**Instructions for the task:** Leave out the pictures and repeat every record exactly.

**Available records:**
---
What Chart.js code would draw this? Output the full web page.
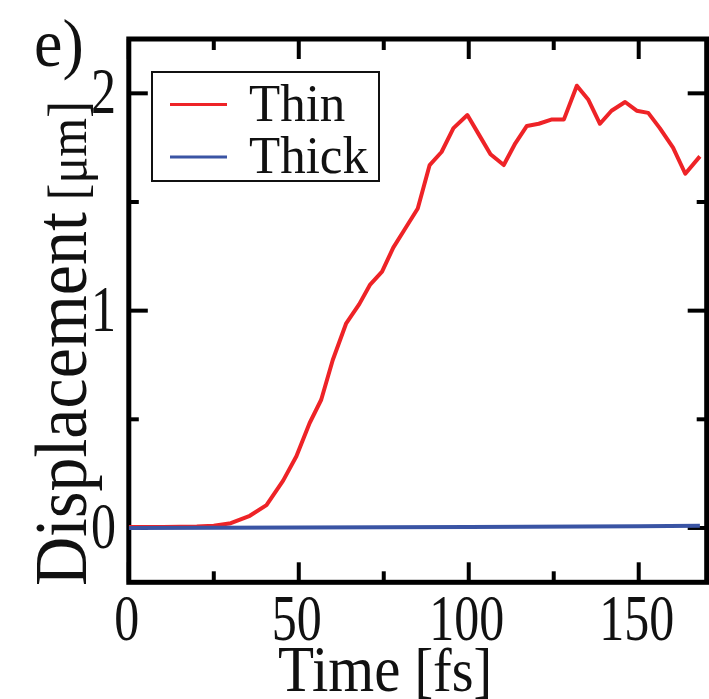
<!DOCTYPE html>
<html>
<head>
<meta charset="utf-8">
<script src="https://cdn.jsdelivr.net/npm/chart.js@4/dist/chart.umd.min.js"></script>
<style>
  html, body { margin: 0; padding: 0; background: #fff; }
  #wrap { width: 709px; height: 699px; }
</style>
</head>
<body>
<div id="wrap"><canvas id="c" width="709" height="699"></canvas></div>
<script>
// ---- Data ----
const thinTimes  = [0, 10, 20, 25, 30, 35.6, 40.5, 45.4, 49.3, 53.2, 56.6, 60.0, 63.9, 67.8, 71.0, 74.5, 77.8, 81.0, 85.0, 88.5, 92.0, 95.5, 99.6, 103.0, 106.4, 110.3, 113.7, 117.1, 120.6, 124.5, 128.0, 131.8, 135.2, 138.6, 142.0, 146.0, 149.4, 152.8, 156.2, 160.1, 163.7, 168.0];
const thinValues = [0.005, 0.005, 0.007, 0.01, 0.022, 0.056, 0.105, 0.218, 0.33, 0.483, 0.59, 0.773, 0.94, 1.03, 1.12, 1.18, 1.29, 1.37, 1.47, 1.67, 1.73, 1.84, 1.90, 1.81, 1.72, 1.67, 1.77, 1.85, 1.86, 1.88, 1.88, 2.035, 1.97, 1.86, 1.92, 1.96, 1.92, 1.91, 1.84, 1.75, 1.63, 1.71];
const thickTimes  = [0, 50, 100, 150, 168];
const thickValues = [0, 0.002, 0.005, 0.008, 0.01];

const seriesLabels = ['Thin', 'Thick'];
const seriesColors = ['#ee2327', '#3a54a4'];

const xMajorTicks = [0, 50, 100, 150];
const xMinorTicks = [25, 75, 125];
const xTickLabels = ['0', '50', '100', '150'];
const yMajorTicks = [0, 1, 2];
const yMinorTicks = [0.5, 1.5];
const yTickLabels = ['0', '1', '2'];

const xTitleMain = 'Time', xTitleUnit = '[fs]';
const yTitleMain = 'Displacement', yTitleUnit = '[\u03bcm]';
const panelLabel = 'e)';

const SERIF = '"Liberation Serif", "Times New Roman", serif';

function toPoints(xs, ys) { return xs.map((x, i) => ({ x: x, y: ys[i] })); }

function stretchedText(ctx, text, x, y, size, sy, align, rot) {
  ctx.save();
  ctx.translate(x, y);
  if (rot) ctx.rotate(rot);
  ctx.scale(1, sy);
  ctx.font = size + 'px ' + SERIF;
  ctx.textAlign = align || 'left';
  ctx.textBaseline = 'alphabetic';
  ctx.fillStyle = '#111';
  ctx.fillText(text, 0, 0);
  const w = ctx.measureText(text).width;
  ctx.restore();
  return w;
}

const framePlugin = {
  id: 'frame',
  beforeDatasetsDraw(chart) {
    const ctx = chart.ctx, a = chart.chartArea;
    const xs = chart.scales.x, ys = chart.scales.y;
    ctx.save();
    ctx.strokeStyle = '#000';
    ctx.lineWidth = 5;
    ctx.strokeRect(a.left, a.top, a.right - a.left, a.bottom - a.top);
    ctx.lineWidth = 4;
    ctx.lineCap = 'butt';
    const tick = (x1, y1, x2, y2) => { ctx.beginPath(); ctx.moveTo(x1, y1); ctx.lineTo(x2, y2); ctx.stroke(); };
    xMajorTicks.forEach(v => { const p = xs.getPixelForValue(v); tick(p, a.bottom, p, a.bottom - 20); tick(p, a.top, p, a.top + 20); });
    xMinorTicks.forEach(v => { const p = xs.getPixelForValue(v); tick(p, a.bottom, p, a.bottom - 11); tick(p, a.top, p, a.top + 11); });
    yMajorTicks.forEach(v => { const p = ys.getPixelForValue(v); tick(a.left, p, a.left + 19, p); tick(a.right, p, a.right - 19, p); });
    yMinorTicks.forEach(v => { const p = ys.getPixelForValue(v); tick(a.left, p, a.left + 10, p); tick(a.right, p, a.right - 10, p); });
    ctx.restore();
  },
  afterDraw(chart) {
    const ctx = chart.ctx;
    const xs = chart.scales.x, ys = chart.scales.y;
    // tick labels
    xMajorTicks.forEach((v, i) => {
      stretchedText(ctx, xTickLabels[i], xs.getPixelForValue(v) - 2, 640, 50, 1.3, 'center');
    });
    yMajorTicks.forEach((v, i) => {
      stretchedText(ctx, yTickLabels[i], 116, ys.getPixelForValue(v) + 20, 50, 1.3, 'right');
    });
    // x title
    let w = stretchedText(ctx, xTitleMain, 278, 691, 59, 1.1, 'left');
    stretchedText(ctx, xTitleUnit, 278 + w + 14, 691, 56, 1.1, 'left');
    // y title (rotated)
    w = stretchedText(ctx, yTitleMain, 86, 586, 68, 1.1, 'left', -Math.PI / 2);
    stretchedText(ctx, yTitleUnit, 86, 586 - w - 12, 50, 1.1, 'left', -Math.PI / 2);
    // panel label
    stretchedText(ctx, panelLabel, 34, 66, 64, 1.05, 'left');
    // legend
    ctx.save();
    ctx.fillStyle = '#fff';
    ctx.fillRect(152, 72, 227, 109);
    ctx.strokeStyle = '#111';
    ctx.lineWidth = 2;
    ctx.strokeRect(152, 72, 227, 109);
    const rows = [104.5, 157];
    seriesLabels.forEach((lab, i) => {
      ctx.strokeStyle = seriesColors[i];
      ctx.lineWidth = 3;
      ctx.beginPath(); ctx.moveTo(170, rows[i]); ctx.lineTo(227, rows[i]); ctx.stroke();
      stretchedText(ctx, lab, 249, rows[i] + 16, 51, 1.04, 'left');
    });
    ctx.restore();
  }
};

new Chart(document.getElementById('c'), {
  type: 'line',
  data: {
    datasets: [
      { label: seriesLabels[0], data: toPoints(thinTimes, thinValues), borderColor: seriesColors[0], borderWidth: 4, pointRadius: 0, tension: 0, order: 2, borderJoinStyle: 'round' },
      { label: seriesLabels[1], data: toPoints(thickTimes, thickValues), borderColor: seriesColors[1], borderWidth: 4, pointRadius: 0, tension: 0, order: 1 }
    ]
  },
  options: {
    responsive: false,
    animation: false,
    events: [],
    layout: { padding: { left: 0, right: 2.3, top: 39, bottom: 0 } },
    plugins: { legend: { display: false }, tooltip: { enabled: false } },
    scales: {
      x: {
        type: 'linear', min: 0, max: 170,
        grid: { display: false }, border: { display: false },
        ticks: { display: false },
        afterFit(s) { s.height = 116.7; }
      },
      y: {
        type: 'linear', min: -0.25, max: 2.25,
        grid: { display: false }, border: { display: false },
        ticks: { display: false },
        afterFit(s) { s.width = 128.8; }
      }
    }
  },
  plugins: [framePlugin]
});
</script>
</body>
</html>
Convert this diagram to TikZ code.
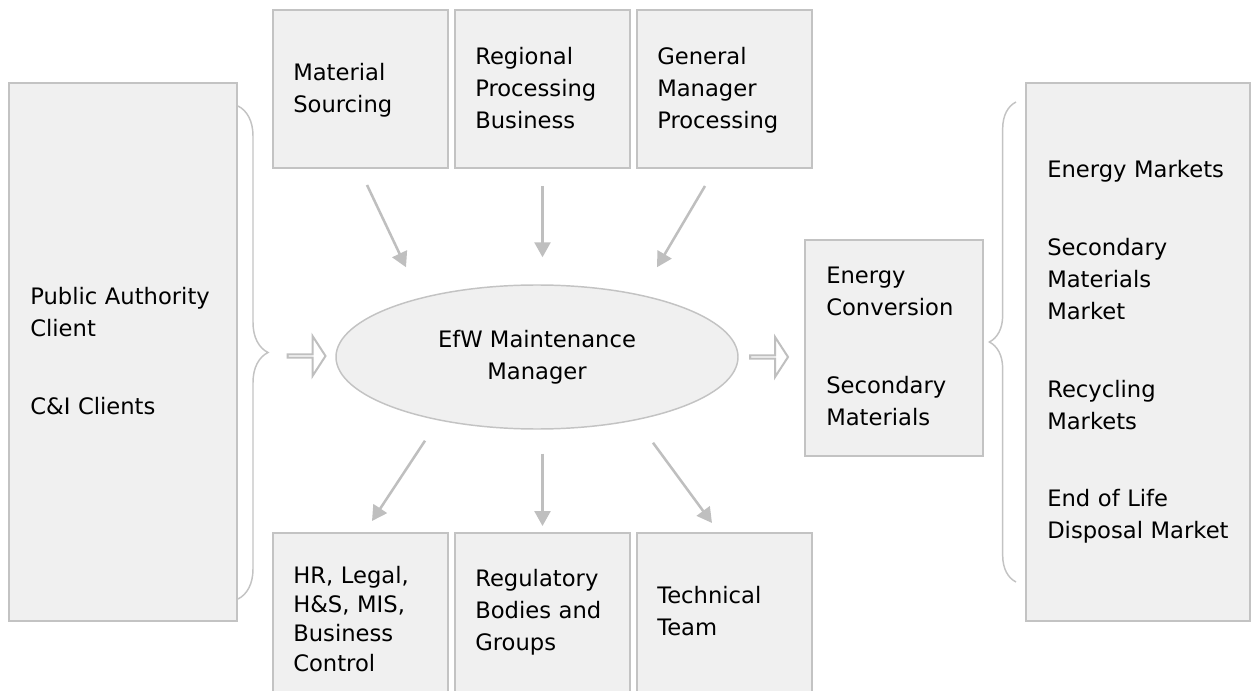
---
**Task response:**
What Chart.js code would draw this? Output the full web page.
<!DOCTYPE html>
<html>
<head>
<meta charset="utf-8">
<script src="https://cdn.jsdelivr.net/npm/chart.js@4/dist/chart.umd.min.js"></script>
<style>
  html, body { margin: 0; padding: 0; background: #fff; }
  #wrap { width: 709px; height: 699px; }
</style>
</head>
<body>
<div id="wrap"><canvas id="c" width="709" height="699"></canvas></div>
<script>
// ---- Data ----
const thinTimes  = [0, 10, 20, 25, 30, 35.6, 40.5, 45.4, 49.3, 53.2, 56.6, 60.0, 63.9, 67.8, 71.0, 74.5, 77.8, 81.0, 85.0, 88.5, 92.0, 95.5, 99.6, 103.0, 106.4, 110.3, 113.7, 117.1, 120.6, 124.5, 128.0, 131.8, 135.2, 138.6, 142.0, 146.0, 149.4, 152.8, 156.2, 160.1, 163.7, 168.0];
const thinValues = [0.005, 0.005, 0.007, 0.01, 0.022, 0.056, 0.105, 0.218, 0.33, 0.483, 0.59, 0.773, 0.94, 1.03, 1.12, 1.18, 1.29, 1.37, 1.47, 1.67, 1.73, 1.84, 1.90, 1.81, 1.72, 1.67, 1.77, 1.85, 1.86, 1.88, 1.88, 2.035, 1.97, 1.86, 1.92, 1.96, 1.92, 1.91, 1.84, 1.75, 1.63, 1.71];
const thickTimes  = [0, 50, 100, 150, 168];
const thickValues = [0, 0.002, 0.005, 0.008, 0.01];

const seriesLabels = ['Thin', 'Thick'];
const seriesColors = ['#ee2327', '#3a54a4'];

const xMajorTicks = [0, 50, 100, 150];
const xMinorTicks = [25, 75, 125];
const xTickLabels = ['0', '50', '100', '150'];
const yMajorTicks = [0, 1, 2];
const yMinorTicks = [0.5, 1.5];
const yTickLabels = ['0', '1', '2'];

const xTitleMain = 'Time', xTitleUnit = '[fs]';
const yTitleMain = 'Displacement', yTitleUnit = '[\u03bcm]';
const panelLabel = 'e)';

const SERIF = '"Liberation Serif", "Times New Roman", serif';

function toPoints(xs, ys) { return xs.map((x, i) => ({ x: x, y: ys[i] })); }

function stretchedText(ctx, text, x, y, size, sy, align, rot) {
  ctx.save();
  ctx.translate(x, y);
  if (rot) ctx.rotate(rot);
  ctx.scale(1, sy);
  ctx.font = size + 'px ' + SERIF;
  ctx.textAlign = align || 'left';
  ctx.textBaseline = 'alphabetic';
  ctx.fillStyle = '#111';
  ctx.fillText(text, 0, 0);
  const w = ctx.measureText(text).width;
  ctx.restore();
  return w;
}

const framePlugin = {
  id: 'frame',
  beforeDatasetsDraw(chart) {
    const ctx = chart.ctx, a = chart.chartArea;
    const xs = chart.scales.x, ys = chart.scales.y;
    ctx.save();
    ctx.strokeStyle = '#000';
    ctx.lineWidth = 5;
    ctx.strokeRect(a.left, a.top, a.right - a.left, a.bottom - a.top);
    ctx.lineWidth = 4;
    ctx.lineCap = 'butt';
    const tick = (x1, y1, x2, y2) => { ctx.beginPath(); ctx.moveTo(x1, y1); ctx.lineTo(x2, y2); ctx.stroke(); };
    xMajorTicks.forEach(v => { const p = xs.getPixelForValue(v); tick(p, a.bottom, p, a.bottom - 20); tick(p, a.top, p, a.top + 20); });
    xMinorTicks.forEach(v => { const p = xs.getPixelForValue(v); tick(p, a.bottom, p, a.bottom - 11); tick(p, a.top, p, a.top + 11); });
    yMajorTicks.forEach(v => { const p = ys.getPixelForValue(v); tick(a.left, p, a.left + 19, p); tick(a.right, p, a.right - 19, p); });
    yMinorTicks.forEach(v => { const p = ys.getPixelForValue(v); tick(a.left, p, a.left + 10, p); tick(a.right, p, a.right - 10, p); });
    ctx.restore();
  },
  afterDraw(chart) {
    const ctx = chart.ctx;
    const xs = chart.scales.x, ys = chart.scales.y;
    // tick labels
    xMajorTicks.forEach((v, i) => {
      stretchedText(ctx, xTickLabels[i], xs.getPixelForValue(v) - 2, 640, 50, 1.3, 'center');
    });
    yMajorTicks.forEach((v, i) => {
      stretchedText(ctx, yTickLabels[i], 116, ys.getPixelForValue(v) + 20, 50, 1.3, 'right');
    });
    // x title
    let w = stretchedText(ctx, xTitleMain, 278, 691, 59, 1.1, 'left');
    stretchedText(ctx, xTitleUnit, 278 + w + 14, 691, 56, 1.1, 'left');
    // y title (rotated)
    w = stretchedText(ctx, yTitleMain, 86, 586, 68, 1.1, 'left', -Math.PI / 2);
    stretchedText(ctx, yTitleUnit, 86, 586 - w - 12, 50, 1.1, 'left', -Math.PI / 2);
    // panel label
    stretchedText(ctx, panelLabel, 34, 66, 64, 1.05, 'left');
    // legend
    ctx.save();
    ctx.fillStyle = '#fff';
    ctx.fillRect(152, 72, 227, 109);
    ctx.strokeStyle = '#111';
    ctx.lineWidth = 2;
    ctx.strokeRect(152, 72, 227, 109);
    const rows = [104.5, 157];
    seriesLabels.forEach((lab, i) => {
      ctx.strokeStyle = seriesColors[i];
      ctx.lineWidth = 3;
      ctx.beginPath(); ctx.moveTo(170, rows[i]); ctx.lineTo(227, rows[i]); ctx.stroke();
      stretchedText(ctx, lab, 249, rows[i] + 16, 51, 1.04, 'left');
    });
    ctx.restore();
  }
};

new Chart(document.getElementById('c'), {
  type: 'line',
  data: {
    datasets: [
      { label: seriesLabels[0], data: toPoints(thinTimes, thinValues), borderColor: seriesColors[0], borderWidth: 4, pointRadius: 0, tension: 0, order: 2, borderJoinStyle: 'round' },
      { label: seriesLabels[1], data: toPoints(thickTimes, thickValues), borderColor: seriesColors[1], borderWidth: 4, pointRadius: 0, tension: 0, order: 1 }
    ]
  },
  options: {
    responsive: false,
    animation: false,
    events: [],
    layout: { padding: { left: 0, right: 2.3, top: 39, bottom: 0 } },
    plugins: { legend: { display: false }, tooltip: { enabled: false } },
    scales: {
      x: {
        type: 'linear', min: 0, max: 170,
        grid: { display: false }, border: { display: false },
        ticks: { display: false },
        afterFit(s) { s.height = 116.7; }
      },
      y: {
        type: 'linear', min: -0.25, max: 2.25,
        grid: { display: false }, border: { display: false },
        ticks: { display: false },
        afterFit(s) { s.width = 128.8; }
      }
    }
  },
  plugins: [framePlugin]
});
</script>
</body>
</html>
Convert this diagram to TikZ code.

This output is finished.